--- Information shown ---

--- Begin ---

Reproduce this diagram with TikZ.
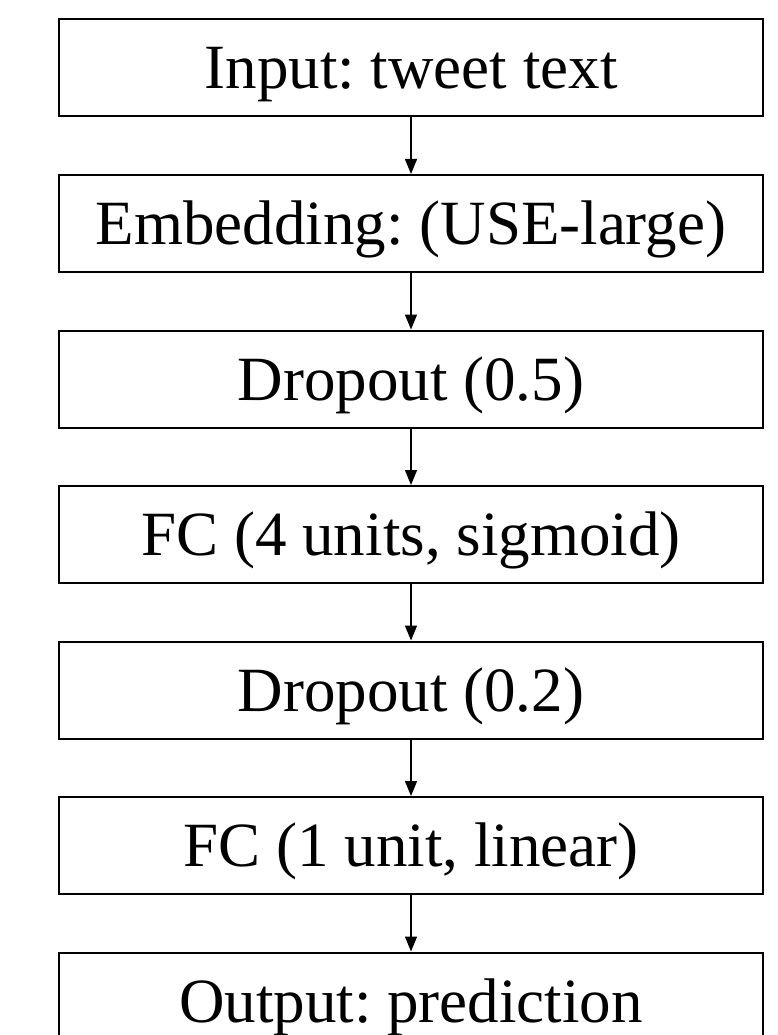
\documentclass[tikz,border=0pt]{standalone}
\usepackage{fontspec}
\setmainfont{Liberation Serif}
\usetikzlibrary{positioning,arrows.meta}
\frenchspacing

\begin{document}
\begin{tikzpicture}[x=1pt,y=1pt,node distance=56.5pt]

\tikzstyle{layer} = [rectangle, minimum height=97pt, minimum width=704pt, inner sep=0pt, text centered, draw=black, line width=2pt, font=\fontsize{63}{70}\selectfont, text height=42pt, text depth=0pt]
\tikzstyle{flow} = [-{Triangle[width=12pt,length=15pt]}, line width=1.4pt]
\useasboundingbox (0,0) rectangle (777,-1035);
\node (in) [layer] at (411,-68) {Input: tweet text};
\node (emb) [layer, below=of in] {Embedding: (USE-large)};
\node (dropa) [layer, below=of emb] {Dropout (0.5)};
\node (fca) [layer, below=of dropa] {FC (4 units, sigmoid)};
\node (dropb) [layer, below=of fca] {Dropout (0.2)};
\node (fcb) [layer, below=of dropb] {FC (1 unit, linear)};
\node (out) [layer, below=of fcb] {Output: prediction};
\draw [flow] (in) -- (emb);
\draw [flow] (emb) -- (dropa);
\draw [flow] (dropa) -- (fca);
\draw [flow] (fca) -- (dropb);
\draw [flow] (dropb) -- (fcb);
\draw [flow] (fcb) -- (out);
\end{tikzpicture}
\end{document}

--- End ---

--- To be done ---
Omit every picture, then reproduce the rest of the listing exactly.

--- The solution ---
Reproduce this diagram with TikZ.
\documentclass[tikz,border=0pt]{standalone}
\usepackage{fontspec}
\setmainfont{Liberation Serif}
\usetikzlibrary{positioning,arrows.meta}
\frenchspacing

\begin{document}
\begin{tikzpicture}[x=1pt,y=1pt,node distance=56.5pt]

\tikzstyle{layer} = [rectangle, minimum height=97pt, minimum width=704pt, inner sep=0pt, text centered, draw=black, line width=2pt, font=\fontsize{63}{70}\selectfont, text height=42pt, text depth=0pt]
\tikzstyle{flow} = [-{Triangle[width=12pt,length=15pt]}, line width=1.4pt]
\useasboundingbox (0,0) rectangle (777,-1035);
\node (in) [layer] at (411,-68) {Input: tweet text};
\node (emb) [layer, below=of in] {Embedding: (USE-large)};
\node (dropa) [layer, below=of emb] {Dropout (0.5)};
\node (fca) [layer, below=of dropa] {FC (4 units, sigmoid)};
\node (dropb) [layer, below=of fca] {Dropout (0.2)};
\node (fcb) [layer, below=of dropb] {FC (1 unit, linear)};
\node (out) [layer, below=of fcb] {Output: prediction};
\draw [flow] (in) -- (emb);
\draw [flow] (emb) -- (dropa);
\draw [flow] (dropa) -- (fca);
\draw [flow] (fca) -- (dropb);
\draw [flow] (dropb) -- (fcb);
\draw [flow] (fcb) -- (out);
\end{tikzpicture}
\end{document}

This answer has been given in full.